**WRITTEN PROBLEM:** Transcribe the data that follows precisely, omitting nothing.

**INFORMATION SHOWN:**

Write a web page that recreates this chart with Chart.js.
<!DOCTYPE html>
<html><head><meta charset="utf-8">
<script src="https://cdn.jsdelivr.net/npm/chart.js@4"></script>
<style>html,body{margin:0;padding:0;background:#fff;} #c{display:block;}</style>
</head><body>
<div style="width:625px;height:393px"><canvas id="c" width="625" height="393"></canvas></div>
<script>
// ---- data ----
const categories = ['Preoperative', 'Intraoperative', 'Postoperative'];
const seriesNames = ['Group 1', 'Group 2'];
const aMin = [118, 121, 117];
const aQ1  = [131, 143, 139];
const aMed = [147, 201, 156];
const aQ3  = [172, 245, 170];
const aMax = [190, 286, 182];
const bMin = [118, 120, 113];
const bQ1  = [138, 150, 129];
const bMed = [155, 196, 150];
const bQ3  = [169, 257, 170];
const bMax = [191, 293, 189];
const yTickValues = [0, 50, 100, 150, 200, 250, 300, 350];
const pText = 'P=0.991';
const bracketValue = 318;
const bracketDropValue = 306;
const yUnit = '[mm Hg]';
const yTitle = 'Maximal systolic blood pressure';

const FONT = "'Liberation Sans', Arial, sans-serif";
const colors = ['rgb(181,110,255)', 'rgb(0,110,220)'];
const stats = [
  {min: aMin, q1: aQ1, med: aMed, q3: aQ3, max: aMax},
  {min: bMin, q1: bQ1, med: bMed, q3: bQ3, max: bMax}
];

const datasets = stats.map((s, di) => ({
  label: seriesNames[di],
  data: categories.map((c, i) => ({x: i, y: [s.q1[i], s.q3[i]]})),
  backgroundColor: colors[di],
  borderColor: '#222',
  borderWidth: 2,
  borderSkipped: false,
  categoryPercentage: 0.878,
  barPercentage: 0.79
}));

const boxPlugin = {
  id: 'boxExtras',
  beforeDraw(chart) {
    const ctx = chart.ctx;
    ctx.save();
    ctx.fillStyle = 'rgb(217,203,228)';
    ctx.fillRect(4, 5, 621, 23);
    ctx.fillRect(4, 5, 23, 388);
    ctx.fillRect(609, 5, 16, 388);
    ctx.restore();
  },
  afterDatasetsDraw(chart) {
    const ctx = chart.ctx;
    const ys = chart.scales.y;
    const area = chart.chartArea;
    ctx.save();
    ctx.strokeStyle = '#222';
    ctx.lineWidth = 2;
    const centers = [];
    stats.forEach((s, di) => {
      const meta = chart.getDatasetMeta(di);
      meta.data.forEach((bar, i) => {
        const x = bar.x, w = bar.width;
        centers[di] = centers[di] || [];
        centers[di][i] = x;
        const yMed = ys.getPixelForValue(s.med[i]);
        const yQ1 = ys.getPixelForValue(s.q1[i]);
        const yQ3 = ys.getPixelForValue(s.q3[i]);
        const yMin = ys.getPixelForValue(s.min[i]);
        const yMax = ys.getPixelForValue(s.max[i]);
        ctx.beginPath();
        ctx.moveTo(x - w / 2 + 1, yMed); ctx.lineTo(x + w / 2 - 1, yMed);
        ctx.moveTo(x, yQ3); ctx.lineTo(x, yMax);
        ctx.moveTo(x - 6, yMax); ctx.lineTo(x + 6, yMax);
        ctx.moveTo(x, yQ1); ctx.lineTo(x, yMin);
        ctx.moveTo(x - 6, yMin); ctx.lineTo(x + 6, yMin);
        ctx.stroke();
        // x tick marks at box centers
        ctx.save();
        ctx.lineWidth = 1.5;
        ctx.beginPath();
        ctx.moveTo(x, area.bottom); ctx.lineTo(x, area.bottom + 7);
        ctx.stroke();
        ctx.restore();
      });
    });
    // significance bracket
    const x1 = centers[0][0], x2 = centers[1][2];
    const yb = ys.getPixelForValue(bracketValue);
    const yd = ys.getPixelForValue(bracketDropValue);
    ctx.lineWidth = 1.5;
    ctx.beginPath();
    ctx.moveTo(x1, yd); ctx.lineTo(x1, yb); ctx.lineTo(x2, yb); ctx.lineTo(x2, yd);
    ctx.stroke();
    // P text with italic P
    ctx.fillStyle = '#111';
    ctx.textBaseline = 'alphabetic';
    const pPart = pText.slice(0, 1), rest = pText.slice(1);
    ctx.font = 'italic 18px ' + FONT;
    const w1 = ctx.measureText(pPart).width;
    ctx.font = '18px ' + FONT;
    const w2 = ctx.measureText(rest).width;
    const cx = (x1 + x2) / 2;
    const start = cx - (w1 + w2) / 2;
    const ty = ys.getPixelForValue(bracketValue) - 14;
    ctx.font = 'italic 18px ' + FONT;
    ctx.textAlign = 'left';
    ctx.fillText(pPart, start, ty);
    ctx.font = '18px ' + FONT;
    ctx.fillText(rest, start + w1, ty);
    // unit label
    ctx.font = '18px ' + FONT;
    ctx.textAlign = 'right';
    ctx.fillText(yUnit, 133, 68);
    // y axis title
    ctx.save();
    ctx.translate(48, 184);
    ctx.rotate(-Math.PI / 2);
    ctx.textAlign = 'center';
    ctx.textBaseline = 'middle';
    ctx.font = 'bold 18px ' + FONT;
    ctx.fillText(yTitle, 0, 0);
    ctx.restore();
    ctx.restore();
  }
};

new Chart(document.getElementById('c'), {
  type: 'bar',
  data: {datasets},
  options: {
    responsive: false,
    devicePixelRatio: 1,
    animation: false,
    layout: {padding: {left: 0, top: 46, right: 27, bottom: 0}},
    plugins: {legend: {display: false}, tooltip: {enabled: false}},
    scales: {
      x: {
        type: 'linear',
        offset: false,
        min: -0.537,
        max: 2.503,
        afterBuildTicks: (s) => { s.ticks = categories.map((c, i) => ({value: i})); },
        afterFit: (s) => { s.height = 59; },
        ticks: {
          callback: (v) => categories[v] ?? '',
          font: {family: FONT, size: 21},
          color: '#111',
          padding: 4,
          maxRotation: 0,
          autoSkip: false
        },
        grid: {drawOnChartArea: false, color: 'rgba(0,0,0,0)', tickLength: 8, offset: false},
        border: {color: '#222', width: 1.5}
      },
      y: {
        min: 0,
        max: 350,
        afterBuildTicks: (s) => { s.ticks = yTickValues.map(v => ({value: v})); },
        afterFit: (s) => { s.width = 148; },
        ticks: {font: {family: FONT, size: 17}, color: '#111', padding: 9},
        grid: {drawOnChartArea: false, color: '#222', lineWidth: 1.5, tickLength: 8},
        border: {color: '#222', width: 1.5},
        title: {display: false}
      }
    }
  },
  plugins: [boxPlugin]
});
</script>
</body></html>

**SOLUTION TO THE PROBLEM:**
Write a web page that recreates this chart with Chart.js.
<!DOCTYPE html>
<html><head><meta charset="utf-8">
<script src="https://cdn.jsdelivr.net/npm/chart.js@4"></script>
<style>html,body{margin:0;padding:0;background:#fff;} #c{display:block;}</style>
</head><body>
<div style="width:625px;height:393px"><canvas id="c" width="625" height="393"></canvas></div>
<script>
// ---- data ----
const categories = ['Preoperative', 'Intraoperative', 'Postoperative'];
const seriesNames = ['Group 1', 'Group 2'];
const aMin = [118, 121, 117];
const aQ1  = [131, 143, 139];
const aMed = [147, 201, 156];
const aQ3  = [172, 245, 170];
const aMax = [190, 286, 182];
const bMin = [118, 120, 113];
const bQ1  = [138, 150, 129];
const bMed = [155, 196, 150];
const bQ3  = [169, 257, 170];
const bMax = [191, 293, 189];
const yTickValues = [0, 50, 100, 150, 200, 250, 300, 350];
const pText = 'P=0.991';
const bracketValue = 318;
const bracketDropValue = 306;
const yUnit = '[mm Hg]';
const yTitle = 'Maximal systolic blood pressure';

const FONT = "'Liberation Sans', Arial, sans-serif";
const colors = ['rgb(181,110,255)', 'rgb(0,110,220)'];
const stats = [
  {min: aMin, q1: aQ1, med: aMed, q3: aQ3, max: aMax},
  {min: bMin, q1: bQ1, med: bMed, q3: bQ3, max: bMax}
];

const datasets = stats.map((s, di) => ({
  label: seriesNames[di],
  data: categories.map((c, i) => ({x: i, y: [s.q1[i], s.q3[i]]})),
  backgroundColor: colors[di],
  borderColor: '#222',
  borderWidth: 2,
  borderSkipped: false,
  categoryPercentage: 0.878,
  barPercentage: 0.79
}));

const boxPlugin = {
  id: 'boxExtras',
  beforeDraw(chart) {
    const ctx = chart.ctx;
    ctx.save();
    ctx.fillStyle = 'rgb(217,203,228)';
    ctx.fillRect(4, 5, 621, 23);
    ctx.fillRect(4, 5, 23, 388);
    ctx.fillRect(609, 5, 16, 388);
    ctx.restore();
  },
  afterDatasetsDraw(chart) {
    const ctx = chart.ctx;
    const ys = chart.scales.y;
    const area = chart.chartArea;
    ctx.save();
    ctx.strokeStyle = '#222';
    ctx.lineWidth = 2;
    const centers = [];
    stats.forEach((s, di) => {
      const meta = chart.getDatasetMeta(di);
      meta.data.forEach((bar, i) => {
        const x = bar.x, w = bar.width;
        centers[di] = centers[di] || [];
        centers[di][i] = x;
        const yMed = ys.getPixelForValue(s.med[i]);
        const yQ1 = ys.getPixelForValue(s.q1[i]);
        const yQ3 = ys.getPixelForValue(s.q3[i]);
        const yMin = ys.getPixelForValue(s.min[i]);
        const yMax = ys.getPixelForValue(s.max[i]);
        ctx.beginPath();
        ctx.moveTo(x - w / 2 + 1, yMed); ctx.lineTo(x + w / 2 - 1, yMed);
        ctx.moveTo(x, yQ3); ctx.lineTo(x, yMax);
        ctx.moveTo(x - 6, yMax); ctx.lineTo(x + 6, yMax);
        ctx.moveTo(x, yQ1); ctx.lineTo(x, yMin);
        ctx.moveTo(x - 6, yMin); ctx.lineTo(x + 6, yMin);
        ctx.stroke();
        // x tick marks at box centers
        ctx.save();
        ctx.lineWidth = 1.5;
        ctx.beginPath();
        ctx.moveTo(x, area.bottom); ctx.lineTo(x, area.bottom + 7);
        ctx.stroke();
        ctx.restore();
      });
    });
    // significance bracket
    const x1 = centers[0][0], x2 = centers[1][2];
    const yb = ys.getPixelForValue(bracketValue);
    const yd = ys.getPixelForValue(bracketDropValue);
    ctx.lineWidth = 1.5;
    ctx.beginPath();
    ctx.moveTo(x1, yd); ctx.lineTo(x1, yb); ctx.lineTo(x2, yb); ctx.lineTo(x2, yd);
    ctx.stroke();
    // P text with italic P
    ctx.fillStyle = '#111';
    ctx.textBaseline = 'alphabetic';
    const pPart = pText.slice(0, 1), rest = pText.slice(1);
    ctx.font = 'italic 18px ' + FONT;
    const w1 = ctx.measureText(pPart).width;
    ctx.font = '18px ' + FONT;
    const w2 = ctx.measureText(rest).width;
    const cx = (x1 + x2) / 2;
    const start = cx - (w1 + w2) / 2;
    const ty = ys.getPixelForValue(bracketValue) - 14;
    ctx.font = 'italic 18px ' + FONT;
    ctx.textAlign = 'left';
    ctx.fillText(pPart, start, ty);
    ctx.font = '18px ' + FONT;
    ctx.fillText(rest, start + w1, ty);
    // unit label
    ctx.font = '18px ' + FONT;
    ctx.textAlign = 'right';
    ctx.fillText(yUnit, 133, 68);
    // y axis title
    ctx.save();
    ctx.translate(48, 184);
    ctx.rotate(-Math.PI / 2);
    ctx.textAlign = 'center';
    ctx.textBaseline = 'middle';
    ctx.font = 'bold 18px ' + FONT;
    ctx.fillText(yTitle, 0, 0);
    ctx.restore();
    ctx.restore();
  }
};

new Chart(document.getElementById('c'), {
  type: 'bar',
  data: {datasets},
  options: {
    responsive: false,
    devicePixelRatio: 1,
    animation: false,
    layout: {padding: {left: 0, top: 46, right: 27, bottom: 0}},
    plugins: {legend: {display: false}, tooltip: {enabled: false}},
    scales: {
      x: {
        type: 'linear',
        offset: false,
        min: -0.537,
        max: 2.503,
        afterBuildTicks: (s) => { s.ticks = categories.map((c, i) => ({value: i})); },
        afterFit: (s) => { s.height = 59; },
        ticks: {
          callback: (v) => categories[v] ?? '',
          font: {family: FONT, size: 21},
          color: '#111',
          padding: 4,
          maxRotation: 0,
          autoSkip: false
        },
        grid: {drawOnChartArea: false, color: 'rgba(0,0,0,0)', tickLength: 8, offset: false},
        border: {color: '#222', width: 1.5}
      },
      y: {
        min: 0,
        max: 350,
        afterBuildTicks: (s) => { s.ticks = yTickValues.map(v => ({value: v})); },
        afterFit: (s) => { s.width = 148; },
        ticks: {font: {family: FONT, size: 17}, color: '#111', padding: 9},
        grid: {drawOnChartArea: false, color: '#222', lineWidth: 1.5, tickLength: 8},
        border: {color: '#222', width: 1.5},
        title: {display: false}
      }
    }
  },
  plugins: [boxPlugin]
});
</script>
</body></html>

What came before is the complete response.